--- BEGIN Data excerpt ---

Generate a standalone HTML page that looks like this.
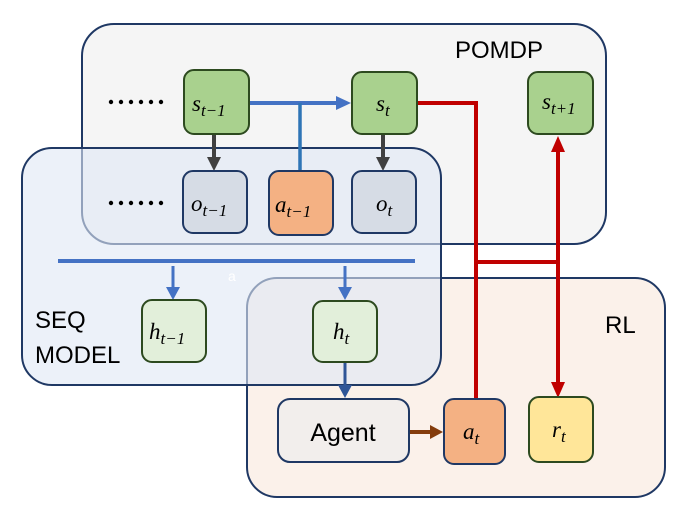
<!DOCTYPE html>
<html><head><style>body{margin:0;background:#fff}svg{display:block}</style></head><body>
<svg width="696" height="519" viewBox="0 0 696 519" xmlns="http://www.w3.org/2000/svg" font-family="Liberation Sans, sans-serif">
<rect x="82" y="24" width="524" height="220" rx="32" fill="#f5f5f5" stroke="#1f3864" stroke-width="2"/>
<rect x="247" y="278" width="418" height="219" rx="30" fill="#fbf0e8" fill-opacity="0.9" stroke="#1f3864" stroke-width="2"/>
<rect x="22" y="148" width="419" height="237" rx="30" fill="#dfe7f5" fill-opacity="0.6" stroke="#1f3864" stroke-width="2"/>
<text x="455" y="58" font-size="24">POMDP</text>
<text x="35" y="328" font-size="24">SEQ</text>
<text x="35" y="363" font-size="24">MODEL</text>
<text x="605" y="333" font-size="24">RL</text>
<g fill="#000">
<circle cx="111" cy="102" r="2.2"/><circle cx="121" cy="102" r="2.2"/><circle cx="131" cy="102" r="2.2"/><circle cx="141" cy="102" r="2.2"/><circle cx="151" cy="102" r="2.2"/><circle cx="161" cy="102" r="2.2"/>
<circle cx="111" cy="203" r="2.2"/><circle cx="121" cy="203" r="2.2"/><circle cx="131" cy="203" r="2.2"/><circle cx="141" cy="203" r="2.2"/><circle cx="151" cy="203" r="2.2"/><circle cx="161" cy="203" r="2.2"/>
</g>
<!-- red lines -->
<polyline points="416,103 476,103 476,398" fill="none" stroke="#c00000" stroke-width="4"/>
<line x1="476" y1="262" x2="558" y2="262" stroke="#c00000" stroke-width="4"/>
<line x1="558" y1="150" x2="558" y2="384" stroke="#c00000" stroke-width="4"/>
<path d="M551,152 L558,136 L565,152z" fill="#c00000"/>
<path d="M551,382 L558,398 L565,382z" fill="#c00000"/>
<!-- blue -->
<line x1="248" y1="103" x2="336" y2="103" stroke="#4472c4" stroke-width="4"/>
<path d="M336,96 L351,103 L336,110z" fill="#4472c4"/>
<line x1="300" y1="103" x2="300" y2="171" stroke="#2e75b6" stroke-width="3.5"/>
<line x1="58" y1="261" x2="415" y2="261" stroke="#4472c4" stroke-width="4"/>
<line x1="173" y1="266" x2="173" y2="288" stroke="#4472c4" stroke-width="3"/>
<path d="M166,287 L173,300 L180,287z" fill="#4472c4"/>
<line x1="345" y1="266" x2="345" y2="288" stroke="#4472c4" stroke-width="3"/>
<path d="M338,287 L345,300 L352,287z" fill="#4472c4"/>
<line x1="345" y1="362" x2="345" y2="386" stroke="#2f5597" stroke-width="3"/>
<path d="M338,385 L345,398 L352,385z" fill="#2f5597"/>
<text x="228" y="281" font-size="14" fill="#fff">a</text>
<!-- dark arrows -->
<line x1="214" y1="134" x2="214" y2="158" stroke="#404040" stroke-width="4"/>
<path d="M207,157 L214,171 L221,157z" fill="#404040"/>
<line x1="383" y1="134" x2="383" y2="158" stroke="#404040" stroke-width="4"/>
<path d="M376,157 L383,171 L390,157z" fill="#404040"/>
<!-- brown -->
<line x1="409" y1="432" x2="432" y2="432" stroke="#843c0c" stroke-width="4"/>
<path d="M430,425 L443,432 L430,439z" fill="#843c0c"/>
<!-- nodes -->
<g stroke-width="2" font-family="Liberation Serif, serif" font-style="italic" font-size="23">
<rect x="184" y="70" width="65" height="64" rx="10" fill="#a9d18e" stroke="#2d4a1f"/>
<text x="192" y="111">s<tspan font-size="17" dy="5">t−1</tspan></text>
<rect x="352" y="72" width="65" height="62" rx="10" fill="#a9d18e" stroke="#2d4a1f"/>
<text x="376" y="111">s<tspan font-size="17" dy="5">t</tspan></text>
<rect x="528" y="72" width="65" height="62" rx="10" fill="#a9d18e" stroke="#2d4a1f"/>
<text x="542" y="109">s<tspan font-size="17" dy="5">t+1</tspan></text>
<rect x="183" y="171" width="64" height="62" rx="10" fill="#d6dce5" stroke="#1f3864"/>
<text x="191" y="211">o<tspan font-size="17" dy="5">t−1</tspan></text>
<rect x="269" y="171" width="64" height="64" rx="10" fill="#f4b183" stroke="#1f3864"/>
<text x="275" y="212">a<tspan font-size="17" dy="5">t−1</tspan></text>
<rect x="352" y="171" width="64" height="62" rx="10" fill="#d6dce5" stroke="#1f3864"/>
<text x="376" y="211">o<tspan font-size="17" dy="5">t</tspan></text>
<rect x="142" y="300" width="64" height="62" rx="10" fill="#e2efda" stroke="#2d4a1f"/>
<text x="149" y="339">h<tspan font-size="17" dy="5">t−1</tspan></text>
<rect x="313" y="301" width="64" height="61" rx="10" fill="#e2efda" stroke="#2d4a1f"/>
<text x="333" y="339">h<tspan font-size="17" dy="5">t</tspan></text>
<rect x="278" y="399" width="131" height="63" rx="12" fill="#f2eeec" stroke="#1f3864"/>
<rect x="444" y="399" width="61" height="65" rx="10" fill="#f4b183" stroke="#1f3864"/>
<text x="463" y="439">a<tspan font-size="17" dy="5">t</tspan></text>
<rect x="529" y="397" width="64" height="65" rx="10" fill="#ffe699" stroke="#2d4a1f"/>
<text x="552" y="437">r<tspan font-size="17" dy="5">t</tspan></text>
</g>
<text x="343" y="441" font-size="25" text-anchor="middle">Agent</text>
</svg>
</body></html>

--- END Data excerpt ---

Give every line back word for word and leave the pictures out.

Generate a standalone HTML page that looks like this.
<!DOCTYPE html>
<html><head><style>body{margin:0;background:#fff}svg{display:block}</style></head><body>
<svg width="696" height="519" viewBox="0 0 696 519" xmlns="http://www.w3.org/2000/svg" font-family="Liberation Sans, sans-serif">
<rect x="82" y="24" width="524" height="220" rx="32" fill="#f5f5f5" stroke="#1f3864" stroke-width="2"/>
<rect x="247" y="278" width="418" height="219" rx="30" fill="#fbf0e8" fill-opacity="0.9" stroke="#1f3864" stroke-width="2"/>
<rect x="22" y="148" width="419" height="237" rx="30" fill="#dfe7f5" fill-opacity="0.6" stroke="#1f3864" stroke-width="2"/>
<text x="455" y="58" font-size="24">POMDP</text>
<text x="35" y="328" font-size="24">SEQ</text>
<text x="35" y="363" font-size="24">MODEL</text>
<text x="605" y="333" font-size="24">RL</text>
<g fill="#000">
<circle cx="111" cy="102" r="2.2"/><circle cx="121" cy="102" r="2.2"/><circle cx="131" cy="102" r="2.2"/><circle cx="141" cy="102" r="2.2"/><circle cx="151" cy="102" r="2.2"/><circle cx="161" cy="102" r="2.2"/>
<circle cx="111" cy="203" r="2.2"/><circle cx="121" cy="203" r="2.2"/><circle cx="131" cy="203" r="2.2"/><circle cx="141" cy="203" r="2.2"/><circle cx="151" cy="203" r="2.2"/><circle cx="161" cy="203" r="2.2"/>
</g>
<!-- red lines -->
<polyline points="416,103 476,103 476,398" fill="none" stroke="#c00000" stroke-width="4"/>
<line x1="476" y1="262" x2="558" y2="262" stroke="#c00000" stroke-width="4"/>
<line x1="558" y1="150" x2="558" y2="384" stroke="#c00000" stroke-width="4"/>
<path d="M551,152 L558,136 L565,152z" fill="#c00000"/>
<path d="M551,382 L558,398 L565,382z" fill="#c00000"/>
<!-- blue -->
<line x1="248" y1="103" x2="336" y2="103" stroke="#4472c4" stroke-width="4"/>
<path d="M336,96 L351,103 L336,110z" fill="#4472c4"/>
<line x1="300" y1="103" x2="300" y2="171" stroke="#2e75b6" stroke-width="3.5"/>
<line x1="58" y1="261" x2="415" y2="261" stroke="#4472c4" stroke-width="4"/>
<line x1="173" y1="266" x2="173" y2="288" stroke="#4472c4" stroke-width="3"/>
<path d="M166,287 L173,300 L180,287z" fill="#4472c4"/>
<line x1="345" y1="266" x2="345" y2="288" stroke="#4472c4" stroke-width="3"/>
<path d="M338,287 L345,300 L352,287z" fill="#4472c4"/>
<line x1="345" y1="362" x2="345" y2="386" stroke="#2f5597" stroke-width="3"/>
<path d="M338,385 L345,398 L352,385z" fill="#2f5597"/>
<text x="228" y="281" font-size="14" fill="#fff">a</text>
<!-- dark arrows -->
<line x1="214" y1="134" x2="214" y2="158" stroke="#404040" stroke-width="4"/>
<path d="M207,157 L214,171 L221,157z" fill="#404040"/>
<line x1="383" y1="134" x2="383" y2="158" stroke="#404040" stroke-width="4"/>
<path d="M376,157 L383,171 L390,157z" fill="#404040"/>
<!-- brown -->
<line x1="409" y1="432" x2="432" y2="432" stroke="#843c0c" stroke-width="4"/>
<path d="M430,425 L443,432 L430,439z" fill="#843c0c"/>
<!-- nodes -->
<g stroke-width="2" font-family="Liberation Serif, serif" font-style="italic" font-size="23">
<rect x="184" y="70" width="65" height="64" rx="10" fill="#a9d18e" stroke="#2d4a1f"/>
<text x="192" y="111">s<tspan font-size="17" dy="5">t−1</tspan></text>
<rect x="352" y="72" width="65" height="62" rx="10" fill="#a9d18e" stroke="#2d4a1f"/>
<text x="376" y="111">s<tspan font-size="17" dy="5">t</tspan></text>
<rect x="528" y="72" width="65" height="62" rx="10" fill="#a9d18e" stroke="#2d4a1f"/>
<text x="542" y="109">s<tspan font-size="17" dy="5">t+1</tspan></text>
<rect x="183" y="171" width="64" height="62" rx="10" fill="#d6dce5" stroke="#1f3864"/>
<text x="191" y="211">o<tspan font-size="17" dy="5">t−1</tspan></text>
<rect x="269" y="171" width="64" height="64" rx="10" fill="#f4b183" stroke="#1f3864"/>
<text x="275" y="212">a<tspan font-size="17" dy="5">t−1</tspan></text>
<rect x="352" y="171" width="64" height="62" rx="10" fill="#d6dce5" stroke="#1f3864"/>
<text x="376" y="211">o<tspan font-size="17" dy="5">t</tspan></text>
<rect x="142" y="300" width="64" height="62" rx="10" fill="#e2efda" stroke="#2d4a1f"/>
<text x="149" y="339">h<tspan font-size="17" dy="5">t−1</tspan></text>
<rect x="313" y="301" width="64" height="61" rx="10" fill="#e2efda" stroke="#2d4a1f"/>
<text x="333" y="339">h<tspan font-size="17" dy="5">t</tspan></text>
<rect x="278" y="399" width="131" height="63" rx="12" fill="#f2eeec" stroke="#1f3864"/>
<rect x="444" y="399" width="61" height="65" rx="10" fill="#f4b183" stroke="#1f3864"/>
<text x="463" y="439">a<tspan font-size="17" dy="5">t</tspan></text>
<rect x="529" y="397" width="64" height="65" rx="10" fill="#ffe699" stroke="#2d4a1f"/>
<text x="552" y="437">r<tspan font-size="17" dy="5">t</tspan></text>
</g>
<text x="343" y="441" font-size="25" text-anchor="middle">Agent</text>
</svg>
</body></html>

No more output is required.